The Coens are notorious for recycling and reinvigorating the feelings of classic films, from the gangster picture (Miller's Crossing) to the screwball comedy (Intolerable Cruelty, Raising Arizona) to the noir (The Man Who Wasn't There) to the cartoon (The Hudsucker Proxy) to even lifting a title from Preston Sturges (O Brother, Where Art Thou?). But never have they so embraced the genre they've tackled as they do here.

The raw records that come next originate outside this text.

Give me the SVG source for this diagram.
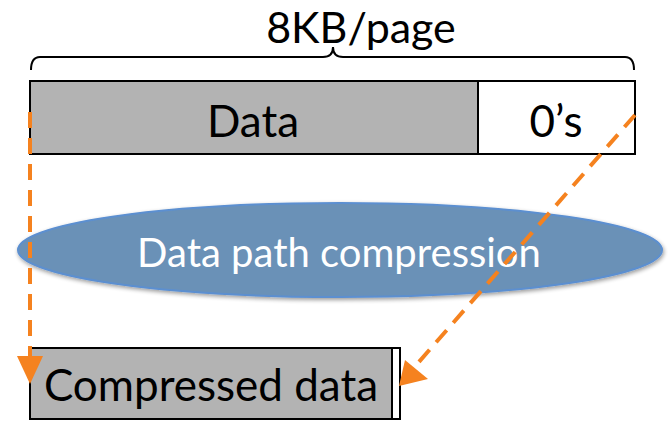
<svg xmlns="http://www.w3.org/2000/svg" width="669" height="423" viewBox="0 0 669 423">
<defs>
<style>
.t{font-family:Lato,"Open Sans",sans-serif;fill:#000}
.box{stroke:#000;stroke-width:2}
.dash{stroke:#f5821f;stroke-width:4;stroke-dasharray:16 10;fill:none}
.head{fill:#f5821f}
</style>
<filter id="sh" x="-10%" y="-30%" width="120%" height="160%">
<feGaussianBlur in="SourceAlpha" stdDeviation="2"/>
<feOffset dx="1" dy="2"/>
<feComponentTransfer><feFuncA type="linear" slope="0.4"/></feComponentTransfer>
<feMerge><feMergeNode/><feMergeNode in="SourceGraphic"/></feMerge>
</filter>
</defs>
<rect width="669" height="423" fill="#fff"/>
<g id="page">
<text class="t" x="361" y="43" font-size="43" text-anchor="middle">8KB/page</text>
<path d="M31,70 Q31,57 40,57 L323,57 Q333,57 333,47 Q333,57 343,57 L625,57 Q634,57 634,70" fill="none" stroke="#000" stroke-width="2"/>
</g>
<g id="data">
<rect class="box" x="30" y="81" width="448" height="73" fill="#b3b3b3"/>
<text class="t" x="253" y="137" font-size="44" text-anchor="middle">Data</text>
</g>
<g id="zeros">
<rect class="box" x="478" y="81" width="157" height="73" fill="#fff"/>
<text class="t" x="556" y="137" font-size="44" text-anchor="middle">0’s</text>
</g>
<g id="compression">
<ellipse cx="340" cy="250" rx="322" ry="47" fill="#6b91b7" stroke="#5b8fd0" stroke-width="2" filter="url(#sh)"/>
<text x="339" y="267" font-family="Lato,'Open Sans',sans-serif" font-size="40" fill="#fff" text-anchor="middle">Data path compression</text>
</g>
<g id="compressed">
<rect class="box" x="30" y="348" width="362" height="71" fill="#b3b3b3"/>
<rect class="box" x="392" y="348" width="8" height="71" fill="#fff"/>
<text class="t" x="211" y="401" font-size="44" text-anchor="middle">Compressed data</text>
</g>
<g id="connectors">
<line class="dash" x1="30" y1="112" x2="30" y2="358"/>
<path class="head" d="M17,356 L43,356 L30,384 z"/>
<line class="dash" x1="635" y1="115" x2="418" y2="363"/>
<path class="head" d="M405,360 L428,379 L399,386 z"/>
</g>
</svg>
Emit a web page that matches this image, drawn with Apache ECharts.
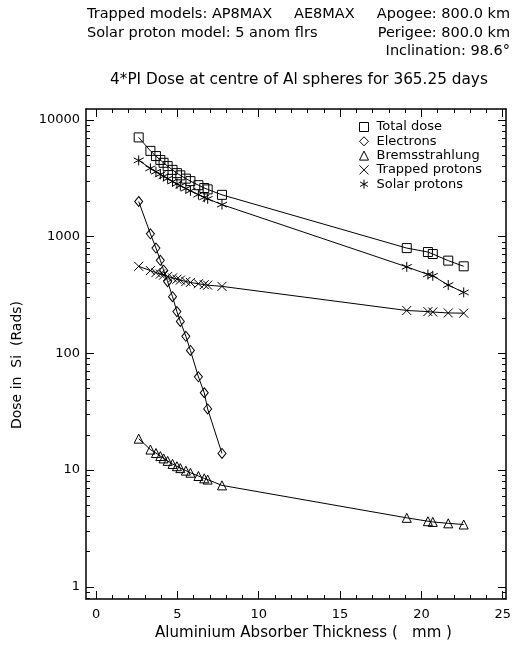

The cast is outstanding. In her debut role as a fourteen-year-old who thinks she has the world pretty well figured out - and, most of the time, really does - Hailee Steinfeld is a superb anchor, and it ain't easy anchoring a Coen film. She plays a fourteen-year-old trying to act like an adult without playing it like an adult, and the parts where she plays her fourteen-year-old wish-fulfillment are some of the happiest moments I've seen all year. She wasn't given any breaks, that's for sure - constantly going toe-to-toe with Jeff Bridges and Matt Damon, themselves turning in really stunning work, is a challenge for any actor. In Bridges' case, I'd argue this is the finest performance he's given since The Big Lebowski, and I love me some Jeff Bridges. There's some fine character work going on here - Rooster Cogburn knows exactly what he is, and does a pretty good job of avoiding that - but it's just a pleasure to watch Bridges act, something we can rarely say in a post-Method world that demands "realistic" performances.

And that's what True Grit does best - it gives us pleasure. I too admit to finding it oddly moving towards the end, but at its core True Grit reminds us what a simple, yet profound, pleasure it can be to go to the movies. Not a thrill ride, not an adrenaline rush, not a tearjerker or a heart-warmer, as such. But just an absolute joy. I loved every second of this film twice through.